On the surface it would appear that gay bathhouses, Adele’s “Someone Like You,” and Aristotle do not have much in common. Yet University of Michigan W. H. Auden Distinguished University Professor of the History and Theory of Sexuality David Halperin was able to seamlessly connect the three incongruous subjects in his talk titled “What is Sex for?” at the University on Tuesday, Oct. 20.
Assistant Professor of Music Roger Grant was inspired to invite Halperin to the University by the new course he is teaching titled “Queer Opera,” a course that teaches students about opera history through the lens of queer theory.
“The course stages a confrontation between the history of musical aesthetics and the concerns of queer theory, asking what these two domains of thought have to teach each other,” Grant wrote in an email to The Argus. “Halperin is a pioneer in the field of LGBT studies and also an expert on the history of aesthetics—particularly the concerns of form and genre. He also happens to be, among other things, an opera fan, a dear friend, and an important mentor of mine.”
Grant planned the talk with support from The Allbritton Center for the Study of Public Life; the music department; Feminist, Gender, and Sexuality Studies (FGSS); and the Center for Humanities. He hoped the talk would give the University’s entire community a chance to meet Halperin.
“My main aim in planning the talk was to give the entire campus a chance to hear the new work that Halperin is undertaking in the domain of queer love and erotic desire,” Grant wrote. “I was also hoping to give my colleagues and students outside of the Queer Opera class the chance to meet him.”

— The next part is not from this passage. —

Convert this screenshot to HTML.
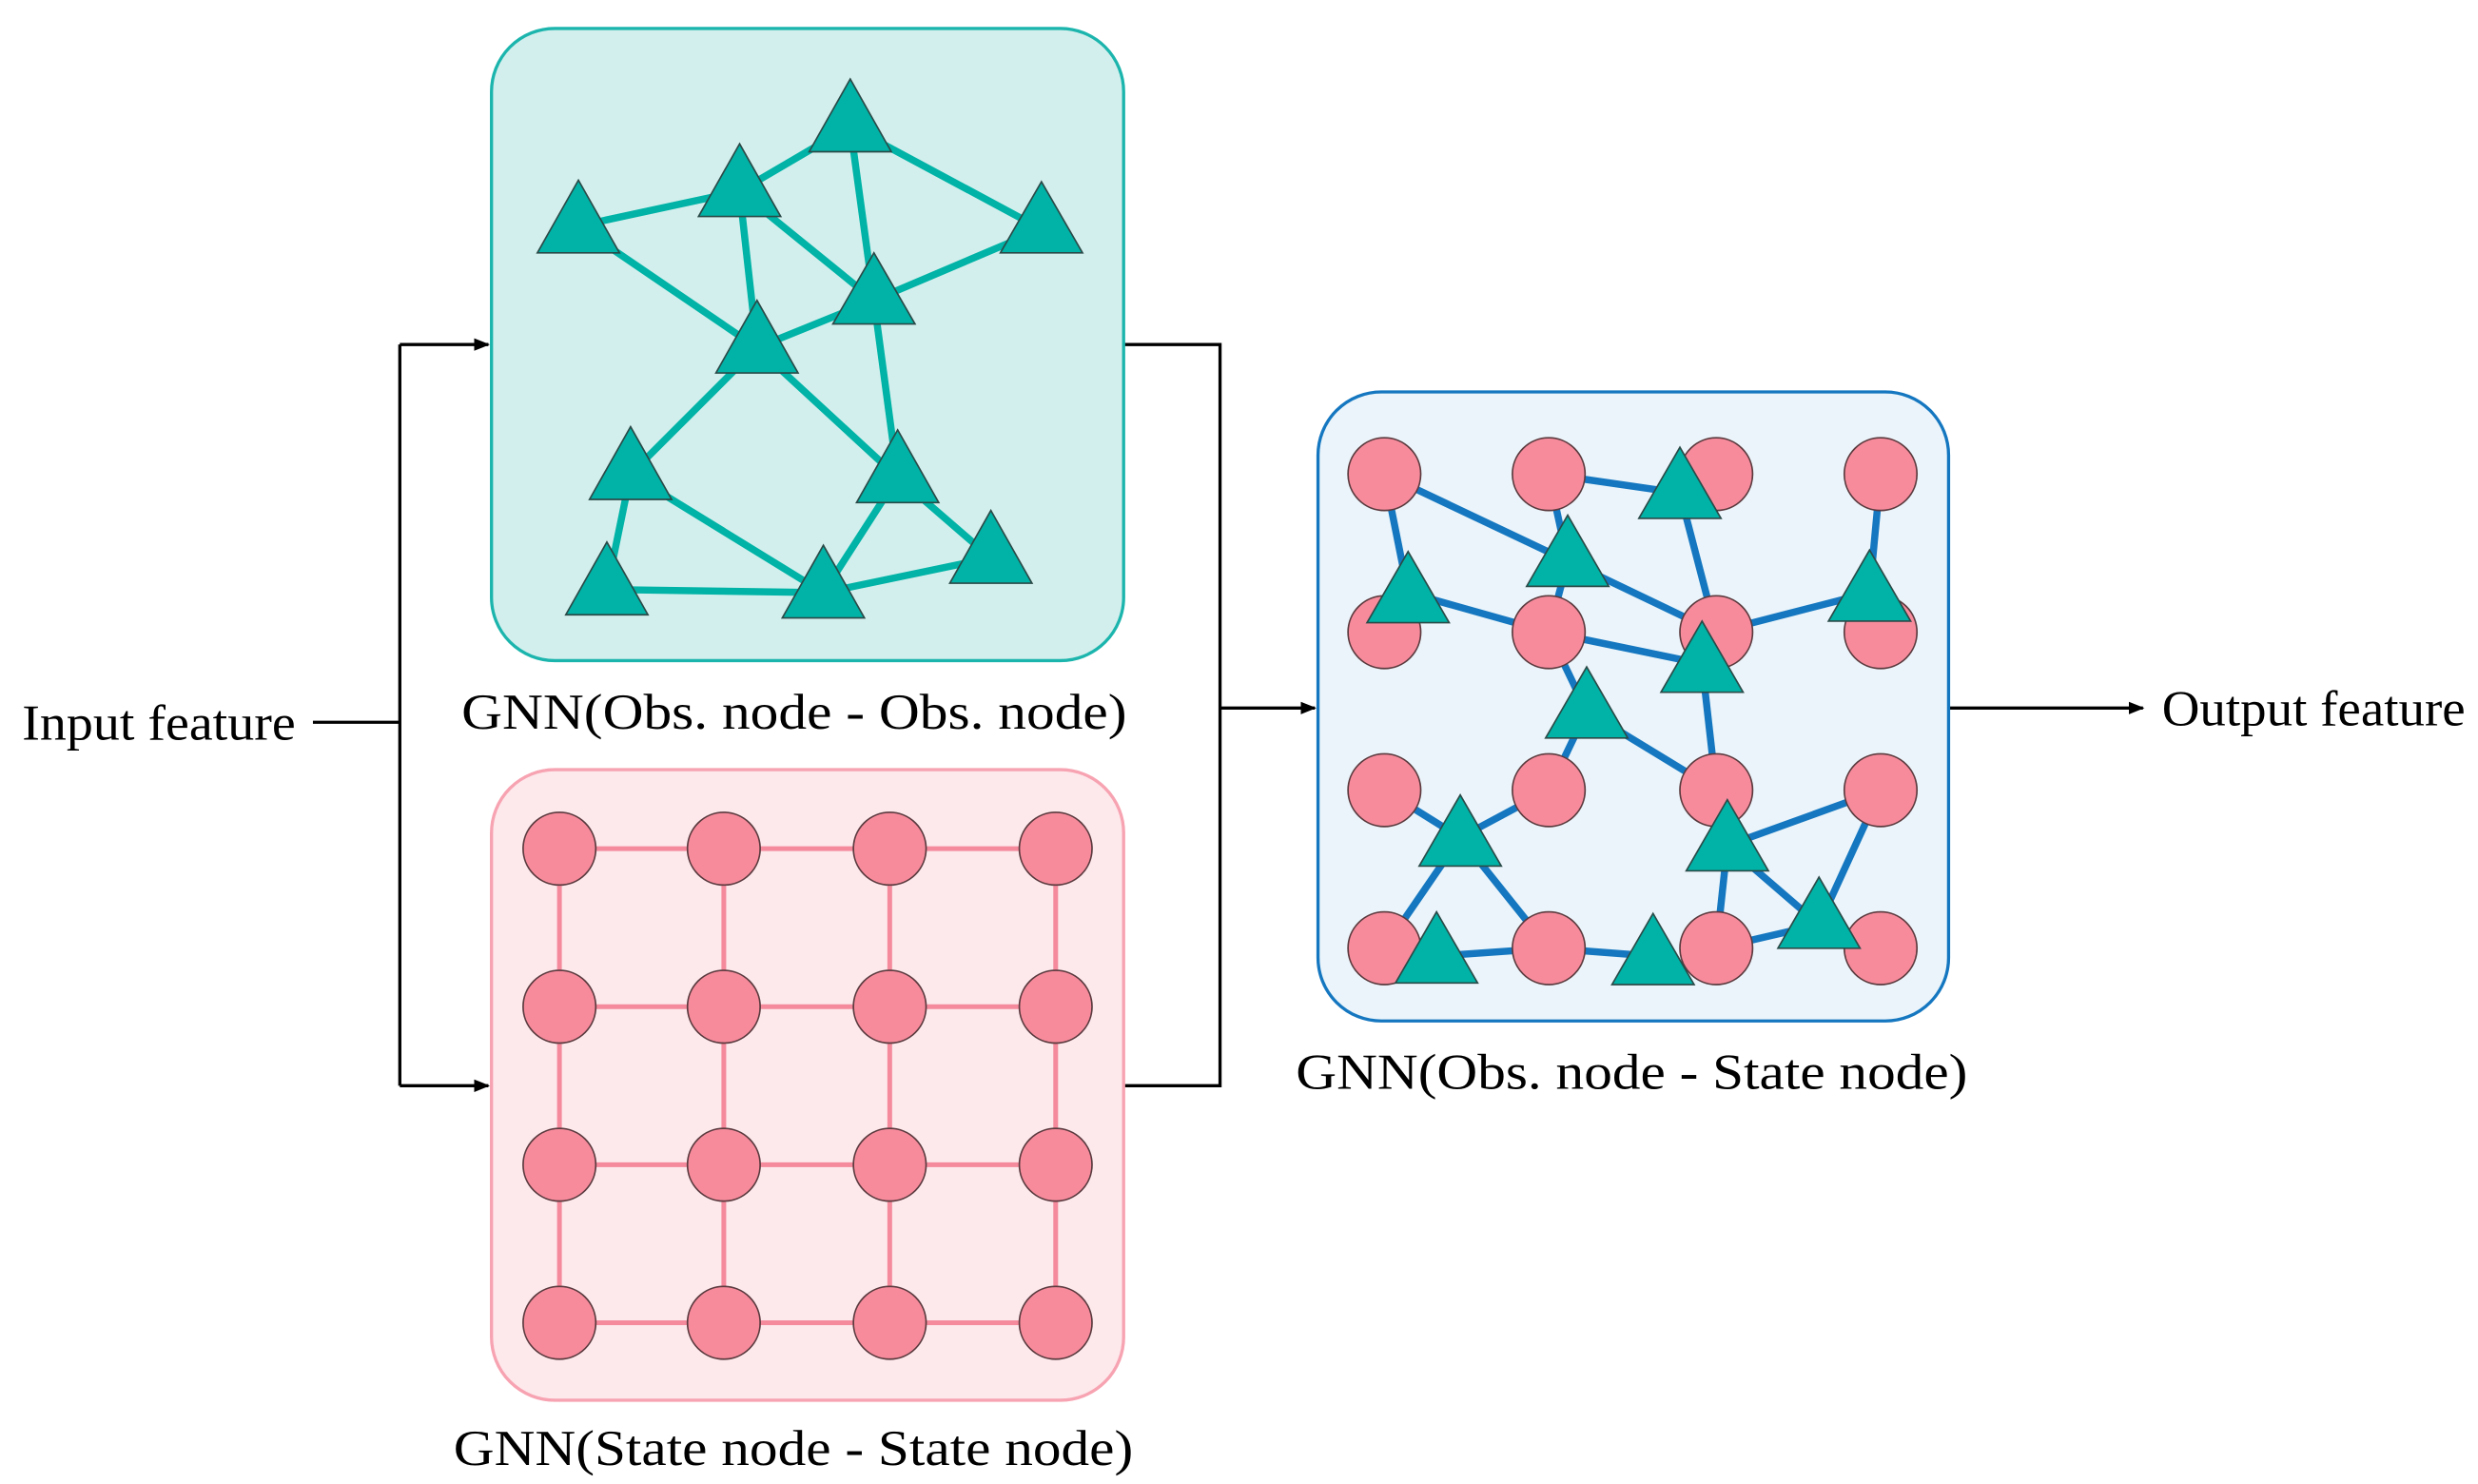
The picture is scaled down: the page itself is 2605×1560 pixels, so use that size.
<!DOCTYPE html>
<html><head><meta charset="utf-8"><style>
html,body{margin:0;padding:0;background:#fff}
svg{display:block}
text{font-family:"Liberation Serif",serif;font-size:32px;fill:#000}
</style></head><body>
<svg width="2605" height="1560" viewBox="0 0 1568 939" xmlns="http://www.w3.org/2000/svg">
<defs><marker id="ar" markerWidth="10" markerHeight="8" refX="9" refY="4" orient="auto" markerUnits="userSpaceOnUse"><path d="M0,0 L10,4 L0,8 z" fill="#000"/></marker></defs>
<g stroke="#000" stroke-width="2" fill="none">
<path d="M198,457 H253"/>
<path d="M253,218 V687"/>
<path d="M253,218 H309" marker-end="url(#ar)"/>
<path d="M253,687 H309" marker-end="url(#ar)"/>
<path d="M711,218 H772 V687 H711"/>
<path d="M772,448 H832" marker-end="url(#ar)"/>
<path d="M1233,448 H1356" marker-end="url(#ar)"/>
</g>
<rect x="311" y="18" width="400" height="400" rx="40" fill="#d3efed" stroke="#1cb5ad" stroke-width="2"/>
<rect x="311" y="487" width="400" height="399" rx="40" fill="#fde8eb" stroke="#f7a3b1" stroke-width="2"/>
<rect x="834" y="248" width="399" height="398" rx="40" fill="#eaf4fa" stroke="#1577c0" stroke-width="2"/>
<g stroke="#00b3a6" stroke-width="4.5">
<line x1="366" y1="143" x2="468" y2="121"/><line x1="468" y1="121" x2="538" y2="80"/>
<line x1="538" y1="80" x2="659" y2="145"/><line x1="538" y1="80" x2="553" y2="190"/>
<line x1="468" y1="121" x2="553" y2="190"/><line x1="468" y1="121" x2="479" y2="220"/>
<line x1="366" y1="143" x2="479" y2="220"/><line x1="553" y1="190" x2="479" y2="220"/>
<line x1="659" y1="145" x2="553" y2="190"/><line x1="479" y1="220" x2="399" y2="300"/>
<line x1="479" y1="220" x2="568" y2="302"/><line x1="553" y1="190" x2="568" y2="302"/>
<line x1="399" y1="300" x2="384" y2="373"/><line x1="399" y1="300" x2="521" y2="375"/>
<line x1="384" y1="373" x2="521" y2="375"/><line x1="568" y1="302" x2="521" y2="375"/>
<line x1="568" y1="302" x2="627" y2="353"/><line x1="521" y1="375" x2="627" y2="353"/>
</g>
<g fill="#00b3a6" stroke="#2a4a48" stroke-width="1">
<path d="M366,114 L392,160 L340,160Z"/><path d="M468,91 L494,137 L442,137Z"/>
<path d="M538,50 L564,96 L512,96Z"/><path d="M659,115 L685,160 L633,160Z"/>
<path d="M553,160 L579,205 L527,205Z"/><path d="M479,190 L505,236 L453,236Z"/>
<path d="M399,270 L425,316 L373,316Z"/><path d="M568,272 L594,318 L542,318Z"/>
<path d="M384,343 L410,389 L358,389Z"/><path d="M521,345 L547,391 L495,391Z"/>
<path d="M627,323 L653,369 L601,369Z"/>
</g>
<g stroke="#f48a9c" stroke-width="3">
<line x1="354" y1="537" x2="668" y2="537"/><line x1="354" y1="637" x2="668" y2="637"/>
<line x1="354" y1="737" x2="668" y2="737"/><line x1="354" y1="837" x2="668" y2="837"/>
<line x1="354" y1="537" x2="354" y2="837"/><line x1="458" y1="537" x2="458" y2="837"/>
<line x1="563" y1="537" x2="563" y2="837"/><line x1="668" y1="537" x2="668" y2="837"/>
</g>
<g fill="#f78b9c" stroke="#5a3a3e" stroke-width="1">
<circle cx="354" cy="537" r="23"/><circle cx="458" cy="537" r="23"/><circle cx="563" cy="537" r="23"/><circle cx="668" cy="537" r="23"/>
<circle cx="354" cy="637" r="23"/><circle cx="458" cy="637" r="23"/><circle cx="563" cy="637" r="23"/><circle cx="668" cy="637" r="23"/>
<circle cx="354" cy="737" r="23"/><circle cx="458" cy="737" r="23"/><circle cx="563" cy="737" r="23"/><circle cx="668" cy="737" r="23"/>
<circle cx="354" cy="837" r="23"/><circle cx="458" cy="837" r="23"/><circle cx="563" cy="837" r="23"/><circle cx="668" cy="837" r="23"/>
</g>
<g stroke="#1577c0" stroke-width="4.5">
<line x1="876" y1="300" x2="891" y2="375"/><line x1="876" y1="300" x2="992" y2="355"/>
<line x1="980" y1="300" x2="1063" y2="312"/><line x1="980" y1="300" x2="992" y2="355"/>
<line x1="1063" y1="312" x2="1086" y2="400"/><line x1="1190" y1="300" x2="1183" y2="375"/>
<line x1="891" y1="375" x2="980" y2="400"/><line x1="992" y1="355" x2="980" y2="400"/>
<line x1="992" y1="355" x2="1086" y2="400"/><line x1="980" y1="400" x2="1077" y2="420"/>
<line x1="1086" y1="400" x2="1183" y2="375"/><line x1="980" y1="400" x2="1004" y2="450"/>
<line x1="1077" y1="420" x2="1086" y2="500"/><line x1="1004" y1="450" x2="980" y2="500"/>
<line x1="1004" y1="450" x2="1086" y2="500"/><line x1="876" y1="500" x2="924" y2="530"/>
<line x1="924" y1="530" x2="980" y2="500"/><line x1="924" y1="530" x2="876" y2="600"/>
<line x1="924" y1="530" x2="980" y2="600"/><line x1="909" y1="605" x2="980" y2="600"/>
<line x1="980" y1="600" x2="1046" y2="605"/><line x1="1093" y1="535" x2="1086" y2="600"/>
<line x1="1093" y1="535" x2="1190" y2="500"/><line x1="1093" y1="535" x2="1151" y2="585"/>
<line x1="1151" y1="585" x2="1190" y2="500"/><line x1="1086" y1="600" x2="1151" y2="585"/>
</g>
<g fill="#f78b9c" stroke="#5a3a3e" stroke-width="1">
<circle cx="876" cy="300" r="23"/><circle cx="980" cy="300" r="23"/><circle cx="1086" cy="300" r="23"/><circle cx="1190" cy="300" r="23"/>
<circle cx="876" cy="400" r="23"/><circle cx="980" cy="400" r="23"/><circle cx="1086" cy="400" r="23"/><circle cx="1190" cy="400" r="23"/>
<circle cx="876" cy="500" r="23"/><circle cx="980" cy="500" r="23"/><circle cx="1086" cy="500" r="23"/><circle cx="1190" cy="500" r="23"/>
<circle cx="876" cy="600" r="23"/><circle cx="980" cy="600" r="23"/><circle cx="1086" cy="600" r="23"/><circle cx="1190" cy="600" r="23"/>
</g>
<g fill="#00b3a6" stroke="#2a4a48" stroke-width="1">
<path d="M1063,283 L1089,328 L1037,328Z"/><path d="M992,326 L1018,371 L966,371Z"/>
<path d="M891,349 L917,394 L865,394Z"/><path d="M1183,348 L1209,393 L1157,393Z"/>
<path d="M1077,393 L1103,438 L1051,438Z"/><path d="M1004,422 L1030,467 L978,467Z"/>
<path d="M924,503 L950,548 L898,548Z"/><path d="M1093,506 L1119,551 L1067,551Z"/>
<path d="M909,577 L935,622 L883,622Z"/><path d="M1046,578 L1072,623 L1020,623Z"/>
<path d="M1151,555 L1177,600 L1125,600Z"/>
</g>
<text x="14" y="468" textLength="173" lengthAdjust="spacingAndGlyphs">Input feature</text>
<text x="292" y="461" textLength="421" lengthAdjust="spacingAndGlyphs">GNN(Obs. node - Obs. node)</text>
<text x="287" y="927" textLength="430" lengthAdjust="spacingAndGlyphs">GNN(State node - State node)</text>
<text x="820" y="689" textLength="425" lengthAdjust="spacingAndGlyphs">GNN(Obs. node - State node)</text>
<text x="1368" y="459" textLength="192" lengthAdjust="spacingAndGlyphs">Output feature</text>
</svg>
</body></html>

Halperin began his talk with a story about his quest to find a gay bathhouse in Hanoi, Vietnam, in the summer of 2012. When Halperin finally stumbled upon one, he found it blasting Adele’s “Someone Like You” on repeat. He found this interesting because a gay bathhouse he often frequented in Paris also tended to blast “Someone Like You.” He didn’t think it was a coincidence.
“Why play ‘Someone Like You’ in a gay bathhouse?” Halperin said. “Why play this song about broken hearts, romantic longing, and the search for love in a setting that’s designed not for people looking for love, but looking for sex? Now I don’t know about you, but when I’m in a gay bathhouse, looking for Mr. Right to come along, I am really not. What I’m really looking for is someone sexy; someone who seems like he might be able to offer me a kind of pleasure that I’m seeking. I’m not really looking for someone like you.”
In order to answer the mystery of Adele’s popularity in gay bathhouses around the world, Halperin brought the discussion to Aristotle’s “Prior Analytics.” He proceeded to summarize how Aristotle’s ideas connected to the purpose of sex.
“Aristotle is not making a generalization about people, but a specific observation about the aim of Eros [and] about the aim of passionate love and desire,” Halperin said. “It’s all together quite possible that there might be some people who prefer a boyfriend who put out [rather than] a boyfriend who did not put out, despite being willing in principal to do so. But that’s only because Aristotle implies [it]. People who prefer that aren’t really in love with their objects. They might be turned on by their objects, but they’re not passionately, romantically in love with them.”
With that, Halperin began discussing the idea that sex is not the ultimate goal of erotic desire, bringing it back to the bathhouse and Adele.
“The possibility, however remote, that [individuals think that] once he has sex with me, he will never leave me [and] that I will find someone like you does represent an erotic moment for frequency,” Halperin said. “It may be sentimental, it may be far-fetched, but to judge from the kind of background music often played in the baths, it should not be dismissed.”
Emma Llano ’19, one of the many students who came to hear Halperin speak, enjoyed the talk but took issue with its narrow interpretation of the subject matter.
“I thought it was good, but hard to follow, and very gay, upper class, male-centric,” said Llano. “The title, ‘What is Sex?,’ implied that we were going to talk about sex in its entirety instead of how sex applied to gay males in bathhouses.”
Halperin did, however, conclude his discussion with another question, one different from the one proposed in the title of the event.
“One of love’s most important social functions nowadays is to endow accepted forms of personal life with a look and feel of intrinsic normality,” Halperin said. “But what if erotic love proved to be a lot weirder than sex? The starting point for my current inquiry, as I hope will be clear to you now, is that erotic love takes us in some surprisingly non-normative directions: away from nature, away from common sense, and towards a very queer metaphysics.”